(begin)

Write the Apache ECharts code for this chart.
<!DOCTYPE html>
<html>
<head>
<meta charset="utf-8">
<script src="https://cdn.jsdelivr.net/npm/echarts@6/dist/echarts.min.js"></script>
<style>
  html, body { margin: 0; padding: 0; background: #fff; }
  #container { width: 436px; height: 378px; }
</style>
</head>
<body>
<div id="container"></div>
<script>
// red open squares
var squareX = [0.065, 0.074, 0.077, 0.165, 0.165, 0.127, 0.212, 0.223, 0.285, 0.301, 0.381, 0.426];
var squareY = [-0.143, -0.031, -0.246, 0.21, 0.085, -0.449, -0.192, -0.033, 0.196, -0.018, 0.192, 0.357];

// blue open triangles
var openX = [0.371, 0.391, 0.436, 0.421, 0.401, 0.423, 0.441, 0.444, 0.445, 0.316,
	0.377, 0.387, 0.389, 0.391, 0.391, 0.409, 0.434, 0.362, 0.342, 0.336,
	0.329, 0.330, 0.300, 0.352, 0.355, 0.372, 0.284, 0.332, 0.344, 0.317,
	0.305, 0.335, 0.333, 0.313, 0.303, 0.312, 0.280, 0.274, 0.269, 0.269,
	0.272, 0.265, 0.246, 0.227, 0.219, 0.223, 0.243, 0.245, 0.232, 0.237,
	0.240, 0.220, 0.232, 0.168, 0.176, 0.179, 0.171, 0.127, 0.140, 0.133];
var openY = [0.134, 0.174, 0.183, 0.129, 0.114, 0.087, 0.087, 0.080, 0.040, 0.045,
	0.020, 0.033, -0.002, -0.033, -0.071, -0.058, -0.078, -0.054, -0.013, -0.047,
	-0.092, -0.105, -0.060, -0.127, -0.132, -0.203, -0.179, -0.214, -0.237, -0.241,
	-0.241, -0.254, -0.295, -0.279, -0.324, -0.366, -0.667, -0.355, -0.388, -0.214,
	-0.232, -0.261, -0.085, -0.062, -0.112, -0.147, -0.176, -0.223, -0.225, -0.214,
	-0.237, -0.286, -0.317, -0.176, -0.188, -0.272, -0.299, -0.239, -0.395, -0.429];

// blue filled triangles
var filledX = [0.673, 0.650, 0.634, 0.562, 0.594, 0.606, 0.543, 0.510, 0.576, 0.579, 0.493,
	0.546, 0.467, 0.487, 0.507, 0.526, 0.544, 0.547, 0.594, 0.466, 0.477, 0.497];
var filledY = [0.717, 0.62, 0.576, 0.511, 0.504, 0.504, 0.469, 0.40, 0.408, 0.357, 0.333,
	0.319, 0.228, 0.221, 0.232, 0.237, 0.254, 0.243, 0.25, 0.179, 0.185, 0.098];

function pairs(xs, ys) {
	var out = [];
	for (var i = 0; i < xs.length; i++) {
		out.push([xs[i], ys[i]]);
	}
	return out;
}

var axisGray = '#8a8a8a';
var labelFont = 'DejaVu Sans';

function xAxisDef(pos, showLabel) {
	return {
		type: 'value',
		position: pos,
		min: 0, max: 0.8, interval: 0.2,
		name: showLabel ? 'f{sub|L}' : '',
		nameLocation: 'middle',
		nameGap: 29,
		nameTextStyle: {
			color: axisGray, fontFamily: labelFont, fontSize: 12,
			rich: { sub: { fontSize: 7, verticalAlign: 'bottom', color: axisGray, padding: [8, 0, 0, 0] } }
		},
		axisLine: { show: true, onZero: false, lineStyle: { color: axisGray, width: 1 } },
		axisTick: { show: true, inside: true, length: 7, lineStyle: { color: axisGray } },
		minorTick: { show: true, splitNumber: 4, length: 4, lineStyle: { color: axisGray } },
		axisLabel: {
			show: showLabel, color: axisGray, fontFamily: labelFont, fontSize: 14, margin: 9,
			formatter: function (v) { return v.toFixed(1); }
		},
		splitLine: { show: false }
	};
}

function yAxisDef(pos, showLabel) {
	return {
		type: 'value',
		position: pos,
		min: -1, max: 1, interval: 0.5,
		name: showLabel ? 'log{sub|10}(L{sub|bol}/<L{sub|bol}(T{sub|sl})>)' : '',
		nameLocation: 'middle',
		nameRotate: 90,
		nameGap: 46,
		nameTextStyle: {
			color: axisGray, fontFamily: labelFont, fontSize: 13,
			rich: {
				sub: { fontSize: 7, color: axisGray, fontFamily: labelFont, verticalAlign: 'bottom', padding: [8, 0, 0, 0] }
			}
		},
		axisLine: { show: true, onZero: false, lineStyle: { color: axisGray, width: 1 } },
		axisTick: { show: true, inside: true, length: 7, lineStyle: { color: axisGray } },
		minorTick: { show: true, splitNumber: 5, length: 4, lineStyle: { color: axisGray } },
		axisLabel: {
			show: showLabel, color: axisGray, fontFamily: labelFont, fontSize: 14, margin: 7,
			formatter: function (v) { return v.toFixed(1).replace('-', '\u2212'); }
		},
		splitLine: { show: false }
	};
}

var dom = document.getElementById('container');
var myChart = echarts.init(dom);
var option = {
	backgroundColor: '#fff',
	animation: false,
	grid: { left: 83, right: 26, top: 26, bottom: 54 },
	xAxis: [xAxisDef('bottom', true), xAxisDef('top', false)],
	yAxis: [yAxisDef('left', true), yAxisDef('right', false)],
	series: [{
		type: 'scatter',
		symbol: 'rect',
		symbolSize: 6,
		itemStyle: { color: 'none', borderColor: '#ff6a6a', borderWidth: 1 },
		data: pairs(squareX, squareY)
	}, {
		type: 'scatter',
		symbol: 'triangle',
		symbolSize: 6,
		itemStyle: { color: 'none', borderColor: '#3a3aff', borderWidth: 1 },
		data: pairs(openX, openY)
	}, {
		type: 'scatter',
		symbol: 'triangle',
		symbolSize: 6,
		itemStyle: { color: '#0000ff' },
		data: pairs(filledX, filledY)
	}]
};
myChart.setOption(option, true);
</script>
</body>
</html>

(end)
(begin)

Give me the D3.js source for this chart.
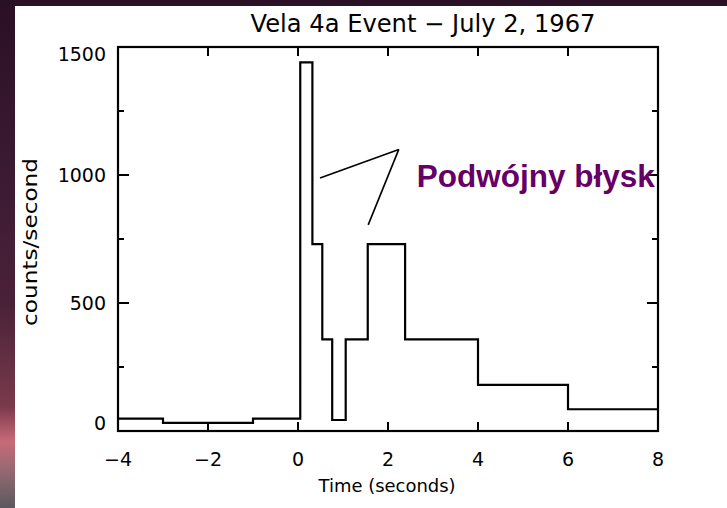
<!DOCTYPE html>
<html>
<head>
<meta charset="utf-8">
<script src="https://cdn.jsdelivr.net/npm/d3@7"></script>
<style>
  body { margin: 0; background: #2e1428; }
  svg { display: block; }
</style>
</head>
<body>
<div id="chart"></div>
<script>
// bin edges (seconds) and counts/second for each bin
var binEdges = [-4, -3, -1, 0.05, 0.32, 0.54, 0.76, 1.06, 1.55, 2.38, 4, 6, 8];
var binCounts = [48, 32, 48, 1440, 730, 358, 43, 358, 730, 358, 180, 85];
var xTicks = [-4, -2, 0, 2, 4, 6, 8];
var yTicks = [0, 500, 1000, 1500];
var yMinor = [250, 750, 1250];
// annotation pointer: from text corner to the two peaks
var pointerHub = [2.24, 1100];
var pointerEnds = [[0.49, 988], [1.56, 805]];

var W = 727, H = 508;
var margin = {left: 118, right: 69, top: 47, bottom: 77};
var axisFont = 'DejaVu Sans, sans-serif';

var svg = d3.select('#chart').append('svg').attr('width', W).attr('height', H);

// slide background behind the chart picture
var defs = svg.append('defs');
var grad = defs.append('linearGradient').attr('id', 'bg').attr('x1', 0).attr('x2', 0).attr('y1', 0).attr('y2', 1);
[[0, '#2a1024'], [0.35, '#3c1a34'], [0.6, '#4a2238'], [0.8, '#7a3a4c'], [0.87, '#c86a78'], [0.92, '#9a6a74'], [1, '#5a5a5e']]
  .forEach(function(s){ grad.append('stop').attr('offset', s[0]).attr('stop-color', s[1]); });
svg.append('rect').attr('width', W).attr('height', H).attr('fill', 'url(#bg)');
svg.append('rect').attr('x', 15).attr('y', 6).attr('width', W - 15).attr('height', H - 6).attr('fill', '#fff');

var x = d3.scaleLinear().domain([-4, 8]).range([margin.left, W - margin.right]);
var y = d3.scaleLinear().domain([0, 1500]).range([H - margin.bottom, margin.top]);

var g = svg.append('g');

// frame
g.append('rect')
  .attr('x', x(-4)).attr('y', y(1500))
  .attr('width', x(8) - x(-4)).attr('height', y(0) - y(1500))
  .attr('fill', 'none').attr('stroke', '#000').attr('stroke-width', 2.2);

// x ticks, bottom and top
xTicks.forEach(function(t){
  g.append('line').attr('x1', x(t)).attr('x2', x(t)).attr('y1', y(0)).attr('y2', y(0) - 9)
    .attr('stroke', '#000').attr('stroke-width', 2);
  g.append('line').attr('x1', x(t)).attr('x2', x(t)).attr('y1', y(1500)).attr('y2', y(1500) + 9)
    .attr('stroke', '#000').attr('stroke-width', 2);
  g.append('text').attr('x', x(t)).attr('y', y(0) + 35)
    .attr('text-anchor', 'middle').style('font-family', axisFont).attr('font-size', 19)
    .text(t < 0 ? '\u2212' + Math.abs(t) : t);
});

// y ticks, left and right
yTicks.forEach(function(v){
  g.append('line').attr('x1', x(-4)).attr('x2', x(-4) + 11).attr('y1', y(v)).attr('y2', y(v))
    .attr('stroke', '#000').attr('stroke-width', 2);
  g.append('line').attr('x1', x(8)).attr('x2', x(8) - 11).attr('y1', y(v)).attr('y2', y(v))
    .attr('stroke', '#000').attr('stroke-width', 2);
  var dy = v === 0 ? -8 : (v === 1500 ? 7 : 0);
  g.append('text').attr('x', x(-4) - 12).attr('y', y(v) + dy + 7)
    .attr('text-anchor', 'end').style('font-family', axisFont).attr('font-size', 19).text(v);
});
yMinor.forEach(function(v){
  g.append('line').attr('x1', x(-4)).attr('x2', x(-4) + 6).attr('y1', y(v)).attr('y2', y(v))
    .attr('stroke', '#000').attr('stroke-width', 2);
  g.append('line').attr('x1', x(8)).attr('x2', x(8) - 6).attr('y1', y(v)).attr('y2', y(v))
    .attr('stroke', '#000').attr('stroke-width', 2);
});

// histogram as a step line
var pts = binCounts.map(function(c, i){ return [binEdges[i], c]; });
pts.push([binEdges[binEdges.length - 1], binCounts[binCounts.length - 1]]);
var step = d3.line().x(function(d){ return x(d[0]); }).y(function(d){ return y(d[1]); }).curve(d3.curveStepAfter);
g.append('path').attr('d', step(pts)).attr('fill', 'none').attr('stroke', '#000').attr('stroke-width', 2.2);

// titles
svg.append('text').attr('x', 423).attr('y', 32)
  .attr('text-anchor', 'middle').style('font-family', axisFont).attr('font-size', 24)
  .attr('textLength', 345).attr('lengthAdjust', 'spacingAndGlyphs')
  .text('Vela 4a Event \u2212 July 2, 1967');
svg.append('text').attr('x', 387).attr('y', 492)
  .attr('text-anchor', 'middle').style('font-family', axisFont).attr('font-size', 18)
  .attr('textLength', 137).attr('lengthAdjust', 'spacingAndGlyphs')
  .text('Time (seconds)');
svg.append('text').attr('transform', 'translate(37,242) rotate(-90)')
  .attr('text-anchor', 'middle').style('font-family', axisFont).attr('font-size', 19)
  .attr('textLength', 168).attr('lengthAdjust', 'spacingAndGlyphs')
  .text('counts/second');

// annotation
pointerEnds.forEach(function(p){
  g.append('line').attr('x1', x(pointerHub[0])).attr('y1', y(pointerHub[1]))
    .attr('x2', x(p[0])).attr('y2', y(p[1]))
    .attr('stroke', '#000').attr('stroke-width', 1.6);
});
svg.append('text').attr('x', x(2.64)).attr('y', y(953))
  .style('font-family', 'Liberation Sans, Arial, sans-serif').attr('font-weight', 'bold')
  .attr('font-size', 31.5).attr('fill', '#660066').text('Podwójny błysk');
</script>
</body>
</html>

(end)

Set exercise |
For the material above, give again only the lines starting at the line that contains "Give me the D3.js source for this chart." and ending at the line that contains "var axisFont = 'DejaVu Sans, sans-serif';". Pictures do not belong in the copy.

Full output |
Give me the D3.js source for this chart.
<!DOCTYPE html>
<html>
<head>
<meta charset="utf-8">
<script src="https://cdn.jsdelivr.net/npm/d3@7"></script>
<style>
  body { margin: 0; background: #2e1428; }
  svg { display: block; }
</style>
</head>
<body>
<div id="chart"></div>
<script>
// bin edges (seconds) and counts/second for each bin
var binEdges = [-4, -3, -1, 0.05, 0.32, 0.54, 0.76, 1.06, 1.55, 2.38, 4, 6, 8];
var binCounts = [48, 32, 48, 1440, 730, 358, 43, 358, 730, 358, 180, 85];
var xTicks = [-4, -2, 0, 2, 4, 6, 8];
var yTicks = [0, 500, 1000, 1500];
var yMinor = [250, 750, 1250];
// annotation pointer: from text corner to the two peaks
var pointerHub = [2.24, 1100];
var pointerEnds = [[0.49, 988], [1.56, 805]];

var W = 727, H = 508;
var margin = {left: 118, right: 69, top: 47, bottom: 77};
var axisFont = 'DejaVu Sans, sans-serif';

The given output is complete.